The Olympic games always have been about much more than just sports. The games of the 31st Olympiad have begun in Rio de Janeiro, and as you may have heard, they’re underway amid much concern and controversy. But there are still plenty of positive sides to it, and one of the biggest stories this year involves a group of athletes with some incredible backstories.
For the first time, a team of refugees will have their own delegation at the Olympic Games this year. The team features five athletes from South Sudan, two from Syria, two from the Democratic Republic of the Congo, and one from Ethiopia. These ten contenders will compete under the Olympic flag, and in the event that any of them win a medal, the Olympic anthem will be played. They can’t compete for their home countries since they have fled. However, winning is not nearly as important to these athletes as the journey it took to get to Rio and the perseverance required to make that journey. Nor is it more important than the message they are trying to send to the world.
20 year-old Syrian swimmer Yusra Mardini knows all about perseverance. Mardini escaped from her hometown of Damascus during the ongoing war which produced routine bombings. She explains that she would often be training when the roofs of houses were being blown up. She and her sister decided to escape on a boat with 18 other refugees after their house was destroyed.
Suddenly, after leaving Turkey, the boat’s motor failed, forcing the Mardini sisters and two other talented swimmers to attempt a desperate last-chance solution – they tied ropes around themselves and dragged the boat for three and a half hours until they finally reached Greece, saving the lives of all 20 refugees. On Saturday, she competed in the women’s 100-meter butterfly. This Wednesday, she will be competing again, in the women’s 100-meter freestyle.
Every member of the Refugee Olympic Team (ROT) has overcome unimaginable obstacles to make it to the Olympics. The five South Sudanese athletes all grew up in the Kakuma refugee camp in Kenya, where track and field was one of the few things that was able to lift their spirits. Sprinter James Chiengjiek fled his home nation as a teenager in the middle of the Sudanese Civil War. Had he stayed, he would have been at risk of being taken by rebels to become a child soldier. Many of these athletes have been in Kakuma for years, and have done a good amount of their training without shoes. Track and Field runner Anjelina Lohalith moved from South Sudan to Kenya as a child after her entire village was destroyed. If she is able to win big, she wants to build her father a new house. She has not seen her parents since she was six.
Similarly, Popole Misenga has not seen his brothers since he was six. Misenga is a judoka originally from the Democratic Republic of the Congo who has taken asylum in Brazil. He does not know what his brothers look like anymore. At the age of six, Misenga was found wandering a rainforest in hiding for a week following the murder of his mother. Now married with a son, he is grateful for the fact that he was able to relocate and start a new life in Rio in 2013. His goal in the Olympics is “to win a medal and inspire refugees from all over the world. Afterwards, I want to stay in Rio. God has made this a magical place.”

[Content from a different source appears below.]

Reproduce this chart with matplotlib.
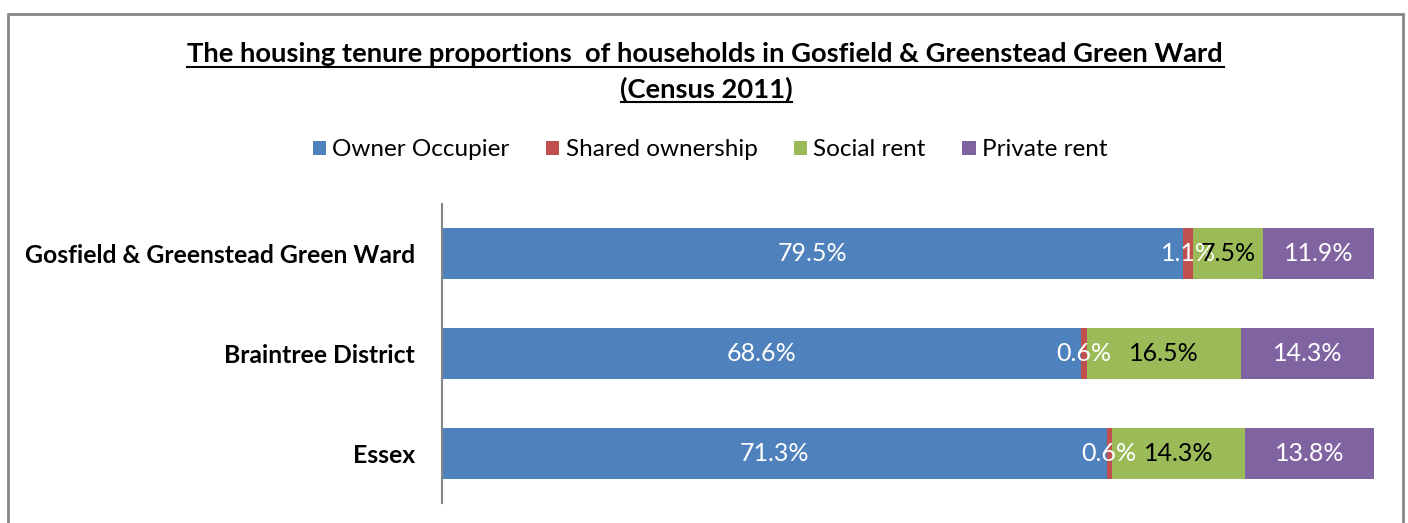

Some of the refugee athletes, however, still wish to go back to the countries they once called their home. Now living in Germany, Yusra Mardini hopes she can one day return to her native Syria, but for the time being, she is hoping that her story will bring awareness to the refugee crisis around the world. Rami Anis, a fellow Syrian swimmer for the Refugee Olympic Team, echoes that idea. “I do hope that by Tokyo 2020 there will be no refugees”, he says. “Nothing is nearer and dearer to my heart than the homeland.”
The Refugee Olympic Team may or may not win any medals, but their participation is proof that the Olympics are about much more than just sports. It’s about bringing people from all around the world together in one place, people who come from all different kinds of circumstances. These ten refugees hope that their determination will shed light on one of the biggest issues today’s world faces, in regards to both the life of refugees and the unrest that is present in many parts of the world. The best moments of the Olympics happen when the entire world can rally around certain athletes, as it is sure to do for these contenders. Hopefully, the day won’t be too far in the future where there won’t be a need for a Refugee Olympic Team.